◆ What is asked:
Exactly retype the lines from the top of the data through the line containing "CJK JP', 'Noto", leaving out every picture.

Extracted records
——————
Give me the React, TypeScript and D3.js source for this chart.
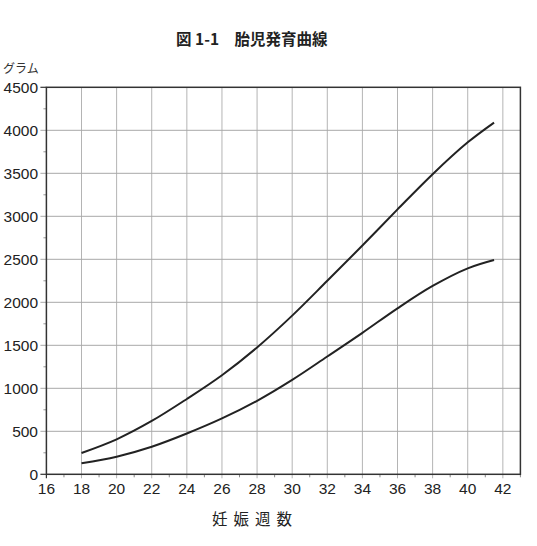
import React from "react";
import * as d3 from "d3";

const weeks = [18, 20, 22, 24, 26, 28, 30, 32, 34, 36, 38, 40, 41.5];
const upperGrams = [248, 407, 620, 876, 1152, 1475, 1845, 2250, 2660, 3080, 3490, 3860, 4090];
const lowerGrams = [128, 205, 321, 475, 650, 855, 1098, 1370, 1645, 1930, 2190, 2395, 2492];
const xTicks = [16, 18, 20, 22, 24, 26, 28, 30, 32, 34, 36, 38, 40, 42];
const yTicks = [0, 500, 1000, 1500, 2000, 2500, 3000, 3500, 4000, 4500];
const titleText = "図 1-1　胎児発育曲線";
const yUnitText = "グラム";
const xAxisText = "妊娠週数";

const W = 537;
const H = 546;
const left = 46.4;
const right = 520.4;
const top = 87.3;
const bottom = 474.3;

export default function App() {
  const x = d3.scaleLinear().domain([16, 43]).range([left, right]);
  const y = d3.scaleLinear().domain([0, 4500]).range([bottom, top]);
  const line = d3
    .line<number>()
    .x((_, i) => x(weeks[i]))
    .y((d) => y(d))
    .curve(d3.curveCatmullRom.alpha(0.5));

  const minorX = d3.range(17, 44, 2);
  const minorY = d3.range(250, 4500, 500);
  const tickFont = "'Liberation Sans', Arial, Helvetica, sans-serif";
  const cjkFont = "'Noto Sans CJK JP', 'Noto Sans', sans-serif";

  return (
    <svg
      width={W}
      height={H}
      viewBox={`0 0 ${W} ${H}`}
      style={{ position: "absolute", left: 0, top: 0, background: "#fff" }}
    >
      <rect x={0} y={0} width={W} height={H} fill="#fff" />
      <text
        x={176}
        y={44.5}
        fontFamily={cjkFont}
        fontWeight={700}
        fontSize={15.5}
        fill="#222"
      >
        {titleText}
      </text>
      <text x={3} y={73} fontFamily={cjkFont} fontSize={12} fill="#333">
        {yUnitText}
      </text>

      {/* grid */}
      {xTicks
        .filter((t) => t > 16)
        .map((t) => (
          <line
            key={"gx" + t}
            x1={x(t)}
            x2={x(t)}
            y1={top}
            y2={bottom + 4}
            stroke="#b4b4b4"
            strokeWidth={1}
          />
        ))}
      {yTicks
        .filter((t) => t > 0 && t < 4500)
        .map((t) => (
          <line
            key={"gy" + t}
            x1={left - 6}
            x2={right}
            y1={y(t)}
            y2={y(t)}
            stroke="#a8a8a8"
            strokeWidth={1}
          />
        ))}
      {/* minor ticks */}
      {minorX.map((t) => (
        <line
          key={"mx" + t}
          x1={x(t)}
          x2={x(t)}
          y1={bottom}
          y2={bottom + 3}
          stroke="#888"
          strokeWidth={1}
        />
      ))}
      {minorY.map((t) => (
        <line
          key={"my" + t}
          x1={left - 3}
          x2={left}
          y1={y(t)}
          y2={y(t)}
          stroke="#999"
          strokeWidth={1}
        />
      ))}
      {/* major tick marks at ends */}
      <line x1={left - 6} x2={left} y1={top} y2={top} stroke="#333" strokeWidth={1.2} />
      <line x1={left - 6} x2={left} y1={bottom} y2={bottom} stroke="#333" strokeWidth={1.2} />
      <line x1={left} x2={left} y1={bottom} y2={bottom + 4} stroke="#333" strokeWidth={1.2} />

      {/* frame */}
      <rect
        x={left}
        y={top}
        width={right - left}
        height={bottom - top}
        fill="none"
        stroke="#333"
        strokeWidth={1.5}
      />

      {/* curves */}
      <path d={line(upperGrams) || ""} fill="none" stroke="#222" strokeWidth={2} />
      <path d={line(lowerGrams) || ""} fill="none" stroke="#222" strokeWidth={2} />

      {/* tick labels */}
      {yTicks.map((t) => (
        <text
          key={"yl" + t}
          x={38}
          y={y(t) + 5.5}
          textAnchor="end"
          fontFamily={tickFont}
          fontSize={15.5}
          fill="#222"
        >
          {t}
        </text>
      ))}
      {xTicks.map((t) => (
        <text
          key={"xl" + t}
          x={x(t)}
          y={493.5}
          textAnchor="middle"
          fontFamily={tickFont}
          fontSize={15.5}
          fill="#222"
        >
          {t}
        </text>
      ))}
      <text
        x={212}
        y={525}
        fontFamily={cjkFont}
        fontSize={15.5}
        letterSpacing={6}
        fill="#222"
      >
        {xAxisText}
      </text>
    </svg>
  );
}
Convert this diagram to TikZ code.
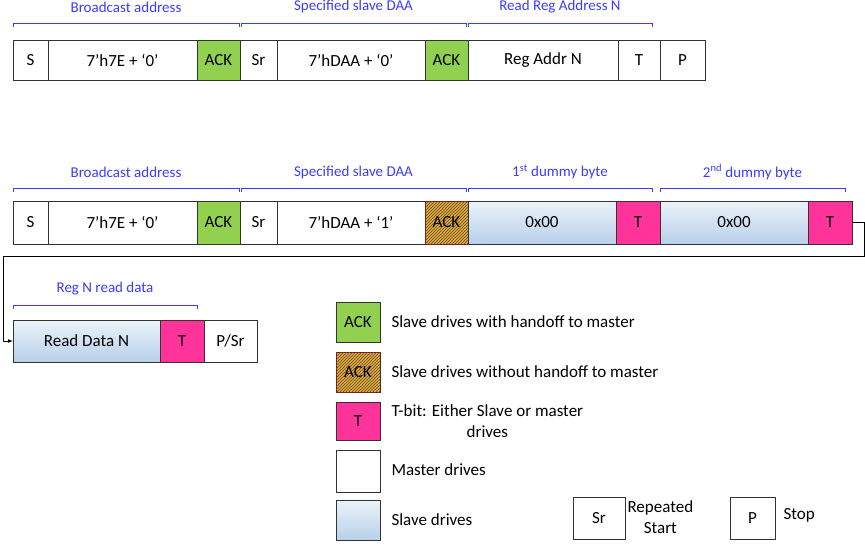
\documentclass[tikz,border=0pt]{standalone}
\usepackage{fontspec}
\setmainfont{Carlito}
\usetikzlibrary{patterns, arrows.meta}
\definecolor{ackgreen}{RGB}{146, 208, 80}
\definecolor{tpink}{RGB}{255, 51, 153}
\definecolor{slavetop}{RGB}{235, 243, 250}
\definecolor{slavebot}{RGB}{184, 207, 233}
\definecolor{bracketblue}{RGB}{60, 60, 255}
% Bracket macro: x1, x2, y, label
\newcommand{\bracketlbl}[4]{
    \draw[draw=bracketblue, thick] (#1,#3+4) -- (#1,#3) -- (#2,#3) -- (#2,#3+4);
    \node[brlabel] at ({(#1+#2)/2},#3-16) {#4};
}
% Cell macro: style, x1, x2, y1, y2, name, text
\newcommand{\cellbox}[7]{
    \draw[#1] (#2,#4) rectangle (#3,#5);
    \node[lbl] (#6) at ({(#2+#3)/2},{(#4+#5)/2}) {#7};
}

\begin{document}
\begin{tikzpicture}[
    x=1pt, y=-1pt,
    cell/.style={draw=black!80, thick},
    master/.style={cell, fill=white},
    ack/.style={cell, fill=ackgreen},
    tbit/.style={cell, fill=tpink},
    slave/.style={cell, top color=slavetop, bottom color=slavebot},
    hatched/.style={cell, fill=ackgreen, postaction={pattern=north east lines, pattern color=red}},
    lbl/.style={font=\fontsize{17}{20}\selectfont, anchor=center},
    brlabel/.style={font=\fontsize{15}{17}\selectfont, text=bracketblue},
    legtext/.style={font=\fontsize{17}{21}\selectfont, anchor=west, align=left}
]
\useasboundingbox (0,0) rectangle (865,546);

% First row
\bracketlbl{13}{239}{23}{Broadcast address}
\bracketlbl{241}{466}{23}{Specified slave DAA}
\bracketlbl{468}{652}{23}{Read Reg Address N}
\cellbox{master}{13}{48}{40}{80}{s1}{S}
\cellbox{master}{48}{197}{40}{80}{addr1}{7'h7E + ‘0’}
\cellbox{ack}{197}{240}{40}{80}{ack1}{ACK}
\cellbox{master}{240}{277}{40}{80}{sr1}{Sr}
\cellbox{master}{277}{425}{40}{80}{daa1}{7'hDAA + ‘0’}
\cellbox{ack}{425}{468}{40}{80}{ack2}{ACK}
\cellbox{master}{468}{618}{40}{80}{reg1}{Reg Addr N}
\cellbox{master}{618}{660}{40}{80}{t1}{T}
\cellbox{master}{660}{705}{40}{80}{p1}{P}

% Second row
\bracketlbl{13}{239}{188}{Broadcast address}
\bracketlbl{241}{466}{188}{Specified slave DAA}
\bracketlbl{468}{652}{188}{1\textsuperscript{st} dummy byte}
\bracketlbl{660}{845}{188}{2\textsuperscript{nd} dummy byte}
\cellbox{master}{13}{48}{201}{244}{s2}{S}
\cellbox{master}{48}{197}{201}{244}{addr2}{7'h7E + ‘0’}
\cellbox{ack}{197}{240}{201}{244}{ack3}{ACK}
\cellbox{master}{240}{277}{201}{244}{sr2}{Sr}
\cellbox{master}{277}{425}{201}{244}{daa2}{7'hDAA + ‘1’}
\cellbox{hatched}{425}{468}{201}{244}{ack4}{ACK}
\cellbox{slave}{468}{616}{201}{244}{dummy1}{0x00}
\cellbox{tbit}{616}{660}{201}{244}{t2}{T}
\cellbox{slave}{660}{808}{201}{244}{dummy2}{0x00}
\cellbox{tbit}{808}{852}{201}{244}{t3}{T}

% Third row
\bracketlbl{13}{197}{305}{Reg N read data}
\cellbox{slave}{13}{160}{320}{362}{data}{Read Data N}
\cellbox{tbit}{160}{204}{320}{362}{t4}{T}
\cellbox{master}{204}{257}{320}{362}{psr}{P/Sr}

% Wrap-around connector
\coordinate (wrapA) at (864,222);
\coordinate (wrapB) at (3,256);
\coordinate (endA) at (852,222);
\coordinate (endB) at (13,341);
\draw[thick, -{Latex[length=5pt]}] (endA) -- (wrapA) |- (wrapB) |- (endB);

% Legend
\cellbox{ack}{336}{380}{302}{342}{lgack}{ACK}
\node[legtext] at (388,322) {Slave drives with handoff to master};
\cellbox{hatched}{336}{380}{352}{392}{lghatch}{ACK}
\node[legtext] at (388,372) {Slave drives without handoff to master};
\cellbox{tbit}{336}{380}{402}{440}{lgt}{T}
\node[legtext, align=center] at (388,421) {T-bit: Either Slave or master\\drives};
\cellbox{master}{336}{380}{450}{492}{lgmaster}{}
\node[legtext] at (388,470) {Master drives};
\cellbox{slave}{336}{380}{500}{540}{lgslave}{}
\node[legtext] at (388,520) {Slave drives};
\cellbox{master}{573}{625}{497}{539}{lgsr}{Sr}
\node[legtext, align=center] at (624,517) {Repeated\\Start};
\cellbox{master}{730}{775}{497}{539}{lgp}{P}
\node[legtext] at (780,515) {Stop};
\end{tikzpicture}
\end{document}
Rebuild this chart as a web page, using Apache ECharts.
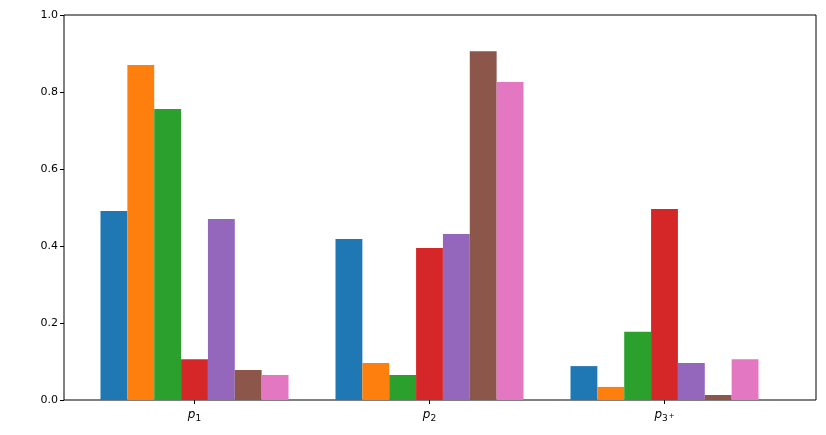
——————
◆ Correct output:
Give me the React, TypeScript and D3.js source for this chart.
import React from "react";
import * as d3 from "d3";

const weeks = [18, 20, 22, 24, 26, 28, 30, 32, 34, 36, 38, 40, 41.5];
const upperGrams = [248, 407, 620, 876, 1152, 1475, 1845, 2250, 2660, 3080, 3490, 3860, 4090];
const lowerGrams = [128, 205, 321, 475, 650, 855, 1098, 1370, 1645, 1930, 2190, 2395, 2492];
const xTicks = [16, 18, 20, 22, 24, 26, 28, 30, 32, 34, 36, 38, 40, 42];
const yTicks = [0, 500, 1000, 1500, 2000, 2500, 3000, 3500, 4000, 4500];
const titleText = "図 1-1　胎児発育曲線";
const yUnitText = "グラム";
const xAxisText = "妊娠週数";

const W = 537;
const H = 546;
const left = 46.4;
const right = 520.4;
const top = 87.3;
const bottom = 474.3;

export default function App() {
  const x = d3.scaleLinear().domain([16, 43]).range([left, right]);
  const y = d3.scaleLinear().domain([0, 4500]).range([bottom, top]);
  const line = d3
    .line<number>()
    .x((_, i) => x(weeks[i]))
    .y((d) => y(d))
    .curve(d3.curveCatmullRom.alpha(0.5));

  const minorX = d3.range(17, 44, 2);
  const minorY = d3.range(250, 4500, 500);
  const tickFont = "'Liberation Sans', Arial, Helvetica, sans-serif";
  const cjkFont = "'Noto Sans CJK JP', 'Noto Sans', sans-serif";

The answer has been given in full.